In the folk tales that inspired both of these exquisite musical compositions, women appear as nothing more than objects or pawns in the world of men.In the tale of Bluebeard, Judith, who originally hopes to bring light into the darkness and to dry the damp walls of the castle, ends up shut away in the castle with all the other women the duke has brutalized. And in the tale of Faust, when Mephistopheles wants to steal the man’s soul, he uses a beautiful woman, Marguerite, to tempt him. Granted, at the end of the story Marguerite is transported to heaven, but to get there she must be, after all, dead.

It’s time for a new perspective on the role of women in our folk tales and cultural mythology.

My friend and I were not, of course, the first to recognize this need. Rosemary Lake has written some feminist fairy tales and provides lots of information about other sources of similar material, along with suggestions about how this material can be used in the classroom. Nancy Keane provides a list of feminist fairy tales.

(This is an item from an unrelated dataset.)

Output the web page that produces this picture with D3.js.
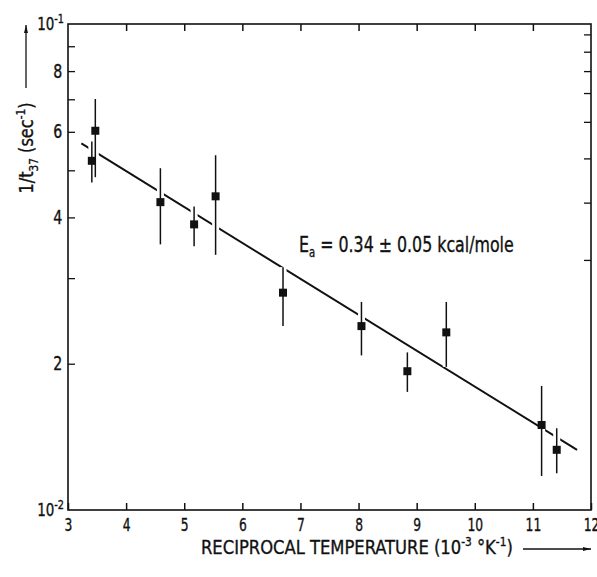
<!DOCTYPE html>
<html>
<head>
  <meta charset="UTF-8">
  <style>
    body { margin: 0; background: #fff; }
    svg text { font-family: "DejaVu Sans", sans-serif; font-stretch: condensed; fill: #111; stroke: #111; stroke-width: 0.35px; }
  </style>
</head>
<body>
<svg></svg>
<script src="https://cdn.jsdelivr.net/npm/d3@7"></script>
<script>
// data
let recipT  = [3.41, 3.47, 4.59, 5.17, 5.54, 6.70, 8.05, 8.84, 9.51, 11.15, 11.41];
let rate    = [0.0523, 0.0603, 0.0430, 0.0387, 0.0442, 0.0280, 0.0239, 0.0193, 0.0232, 0.01496, 0.0133];
let errHigh = [0.0573, 0.0701, 0.0505, 0.0421, 0.0537, 0.0316, 0.0268, 0.0211, 0.0268, 0.0180, 0.01473];
let errLow  = [0.0472, 0.0484, 0.0352, 0.0349, 0.0335, 0.0239, 0.0208, 0.0175, 0.0197, 0.01175, 0.0119];
let fitX    = [3.23, 11.76];
let fitY    = [0.0568, 0.0133];
let xTicks  = [3, 4, 5, 6, 7, 8, 9, 10, 11, 12];
let yTicks  = [0.02, 0.03, 0.04, 0.05, 0.06, 0.07, 0.08, 0.09];
let yLabels = [0.02, 0.04, 0.06, 0.08];
let rightTicks = [0.0952, 0.0877, 0.080, 0.0721, 0.0629, 0.0529, 0.0429, 0.0327];

let width = 597, height = 577;
let svg = d3.select("svg").attr("width", width).attr("height", height);

let x = d3.scaleLinear().domain([3, 12]).range([68, 591]);
let y = d3.scaleLog().domain([0.01, 0.1]).range([510, 24]);

// frame
svg.append("rect")
  .attr("x", x(3)).attr("y", y(0.1))
  .attr("width", x(12) - x(3)).attr("height", y(0.01) - y(0.1))
  .attr("fill", "none").attr("stroke", "#111").attr("stroke-width", 1.6);

// bottom axis, ticks pointing in
let xAxis = svg.append("g")
  .attr("transform", "translate(0," + y(0.01) + ")")
  .call(d3.axisBottom(x).tickValues(xTicks).tickSizeInner(-7).tickSizeOuter(0).tickPadding(8).tickFormat(d3.format("d")));
xAxis.select(".domain").remove();
xAxis.selectAll("line").attr("stroke", "#111").attr("stroke-width", 1.5);
xAxis.selectAll("text").style("font-size", "18px").attr("fill", "#111")
  .attr("transform", "scale(0.76,1)");

// top axis ticks
let topAxis = svg.append("g")
  .attr("transform", "translate(0," + y(0.1) + ")")
  .call(d3.axisTop(x).tickValues(xTicks.slice(1, -1)).tickSizeInner(-7).tickSizeOuter(0).tickFormat(""));
topAxis.select(".domain").remove();
topAxis.selectAll("line").attr("stroke", "#111").attr("stroke-width", 1.5);

// left axis
let yAxis = svg.append("g")
  .attr("transform", "translate(" + x(3) + ",0)")
  .call(d3.axisLeft(y).tickValues(yTicks).tickSizeInner(-7).tickSizeOuter(0).tickPadding(7)
    .tickFormat(d => yLabels.includes(d) ? Math.round(d * 100) : ""));
yAxis.select(".domain").remove();
yAxis.selectAll("line").attr("stroke", "#111").attr("stroke-width", 1.3);
yAxis.selectAll("text").style("font-size", "19px").attr("fill", "#111")
  .attr("transform", "scale(0.83,1)");

// right axis ticks
let rAxis = svg.append("g")
  .attr("transform", "translate(" + x(12) + ",0)")
  .call(d3.axisRight(y).tickValues(rightTicks).tickSizeInner(-7).tickSizeOuter(0).tickFormat(""));
rAxis.select(".domain").remove();
rAxis.selectAll("line").attr("stroke", "#111").attr("stroke-width", 1.3);

// decade labels
[[0.1, "-1"], [0.01, "-2"]].forEach(p => {
  let t = svg.append("text")
    .attr("transform", "translate(" + (x(3) - 4) + "," + (y(p[0]) + 6) + ") scale(0.83,1)")
    .attr("text-anchor", "end")
    .style("font-size", "18px");
  t.append("tspan").text("10");
  t.append("tspan").attr("dy", -7).style("font-size", "13px").text(p[1]);
});

// fit line
svg.append("line")
  .attr("x1", x(fitX[0])).attr("y1", y(fitY[0]))
  .attr("x2", x(fitX[1])).attr("y2", y(fitY[1]))
  .attr("stroke", "#111").attr("stroke-width", 2);

// white halo behind error bars so the fit line breaks where they cross
let pts = recipT.map((v, i) => ({x: v, y: rate[i], hi: errHigh[i], lo: errLow[i]}));
svg.append("g").selectAll("line").data(pts).enter().append("line")
  .attr("x1", d => x(d.x)).attr("x2", d => x(d.x))
  .attr("y1", d => y(d.hi)).attr("y2", d => y(d.lo))
  .attr("stroke", "#fff").attr("stroke-width", 7);

svg.append("g").selectAll("line").data(pts).enter().append("line")
  .attr("x1", d => x(d.x)).attr("x2", d => x(d.x))
  .attr("y1", d => y(d.hi)).attr("y2", d => y(d.lo))
  .attr("stroke", "#111").attr("stroke-width", 1.5);

svg.append("g").selectAll("rect").data(pts).enter().append("rect")
  .attr("x", d => x(d.x) - 4).attr("y", d => y(d.y) - 4)
  .attr("width", 8).attr("height", 8)
  .attr("fill", "#111");

// annotation
let ann = svg.append("text")
  .attr("transform", "translate(299,252) scale(0.8,1)")
  .style("font-size", "22px");
ann.append("tspan").text("E");
ann.append("tspan").attr("dy", 5).style("font-size", "14px").text("a");
ann.append("tspan").attr("dy", -5).text(" = 0.34 \u00b1 0.05  kcal/mole");

// x axis title with arrow
let xt = svg.append("text")
  .attr("transform", "translate(201,554) scale(0.91,1)")
  .style("font-size", "20px");
xt.append("tspan").text("RECIPROCAL  TEMPERATURE (10");
xt.append("tspan").attr("dy", -8).style("font-size", "13px").text("-3");
xt.append("tspan").attr("dy", 8).text(" \u00b0K");
xt.append("tspan").attr("dy", -8).style("font-size", "13px").text("-1");
xt.append("tspan").attr("dy", 8).text(")");

svg.append("defs").append("marker")
  .attr("id", "arrow")
  .attr("viewBox", "0 -5 20 10")
  .attr("refX", 20).attr("refY", 0)
  .attr("markerWidth", 14).attr("markerHeight", 4)
  .attr("markerUnits", "userSpaceOnUse")
  .attr("orient", "auto")
  .append("path").attr("d", "M0,-5L20,0L0,5Z").attr("fill", "#111");

svg.append("line")
  .attr("x1", 523).attr("y1", 549).attr("x2", 591).attr("y2", 549)
  .attr("stroke", "#111").attr("stroke-width", 1.3)
  .attr("marker-end", "url(#arrow)");

// y axis title with arrow
let yt = svg.append("text")
  .attr("transform", "translate(33,148) rotate(-90) scale(0.9,1)")
  .attr("text-anchor", "middle")
  .style("font-size", "20px");
yt.append("tspan").text("1/t");
yt.append("tspan").attr("dy", 5).style("font-size", "13px").text("37");
yt.append("tspan").attr("dy", -5).text(" (sec");
yt.append("tspan").attr("dy", -8).style("font-size", "13px").text("-1");
yt.append("tspan").attr("dy", 8).text(")");

svg.append("line")
  .attr("x1", 26).attr("y1", 88).attr("x2", 26).attr("y2", 25)
  .attr("stroke", "#111").attr("stroke-width", 1.3)
  .attr("marker-end", "url(#arrow)");
</script>
</body>
</html>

And look here for an interesting article on the subversive value of feminist fairy tales. There are also a number of books available, such as Feminist Fairy Tales by Barbara G. Walker and Don't Bet on the Prince: Contemporary Feminist Fairy Tales in North America and England by Jack David Zipes.

In a related note, I have always found it interesting that mythology and folklore provide us with the archetype of the wicked stepmother, who secretly persecutes and schemes against her husband’s children by another woman, but not the archetype of the wicked stepfather. But of course there can be no wicked stepfather in a patriarchal society, since all women, both a wife and her children, become a man’s property, to treat as he will, at the time of marriage. In such a society a man may treat his own daughters, his wife, and his stepdaughters however badly he wishes without being thought of as wicked.